2025-10-02
2025-10-02

For years I’ve used InfluxDB as my main database for logging all kinds of time-based data. It’s reliable, lightweight, and well-suited for storing metrics or events. One of the more personal data streams I collect is my own location history, captured through OwnTracks on Android. The app continuously sends geo-coordinates to my server, where they’re stored in InfluxDB.

Until now, my usage was simple: I would pull up a map view of a single day or a couple of weeks and see where I had been. It was more about having a “quantified self” archive than about running complex analysis. Recently, though, I started asking: what’s possible if I treat this data more seriously?
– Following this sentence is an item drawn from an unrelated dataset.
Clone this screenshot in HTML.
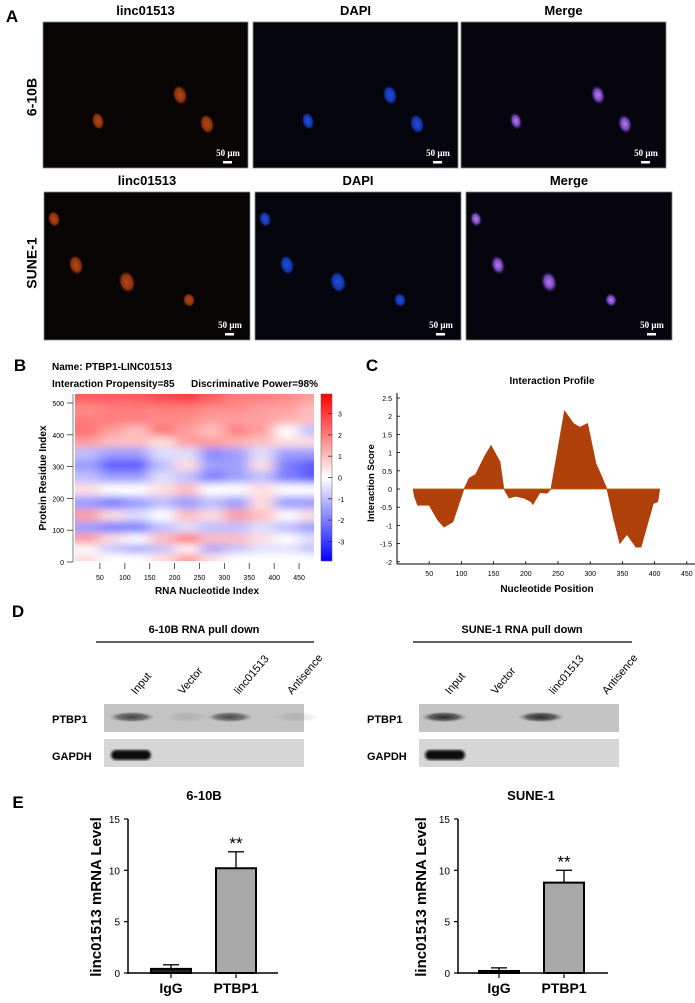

Setting up Geo-Temporal Data in InfluxDB

OwnTracks logs latitude/longitude points every few minutes. In my case:

  • Around 91,000 points per year (every 6 minutes).
  • A single day of data is easy to visualize, but over longer time spans, performance matters.
  • I wanted to test whether InfluxDB’s S2 index could make queries faster when filtering spatially. Thanks Matthias for the hint :)

The S2 index is a way of mapping latitude/longitude coordinates onto a hierarchical cell system that’s easier to query than raw floats. Instead of searching through raw coordinates, InfluxDB can quickly filter based on cell IDs.


Performance Benchmark

I compared two setups:

  • With s2_cell_id present: data stored with precomputed S2 cell IDs.
  • On the fly: InfluxDB computes S2 cells during query time.

Dataset: one year of data (~91k points).
Typical filter returned ~2,300 points (≈2.5%).

Results

Query type With S2 index On the fly
Raw data (wide form) 7.18s 13.1s
Filter @ level 10 7.49s 20.48s
Filter @ level 11 8.28s 21.37s
Filter @ level 12 11.16s 24.05s

Observations

  • Even with S2 indexing, base query cost dominates: fetching raw data is the main bottleneck.
  • The index does help: filtering is roughly 2–3× faster compared to on-the-fly calculations.
  • Increasing resolution (higher S2 levels) increases query time, so there’s a trade-off between spatial precision and performance.

A Short Note on S2 Geometry

S2 is a geometry library originally developed at Google. Its core idea is to represent the Earth’s surface by projecting it onto the faces of a cube, which is then subdivided recursively into cells by using Hilbert curves. S2 Geometry

  • Each S2 cell is identified by a unique integer ID.
  • Cells can be subdivided hierarchically, so you can choose different levels of resolution (coarse regions vs. fine-grained areas).
  • This makes spatial queries (like “points within this area”) much faster than comparing raw lat/long values.

In short: S2 turns messy geo data into something databases can index efficiently.


And now

So far, my experiments confirm that S2 indexing is useful for speeding up geo-temporal queries in InfluxDB, but the raw data size and query design still matter a lot.

For my personal use case — reviewing trips, walks, and places I’ve been — the current performance is good enough. But this exploration opens doors:

  • Building aggregate views (e.g. heatmaps of most-visited areas).
  • Running long-term analyses (seasonal mobility, time spent in places).
  • Integrating with visualization tools beyond simple day-by-day maps.

InfluxDB, OwnTracks, and S2 indexing give me an okayish base. The next step is to think less like a log collector and more like a geospatial analyst. Well the last sentence I would not have written myself. Otherwise I am good creating the blog post with the help of ChatGPT.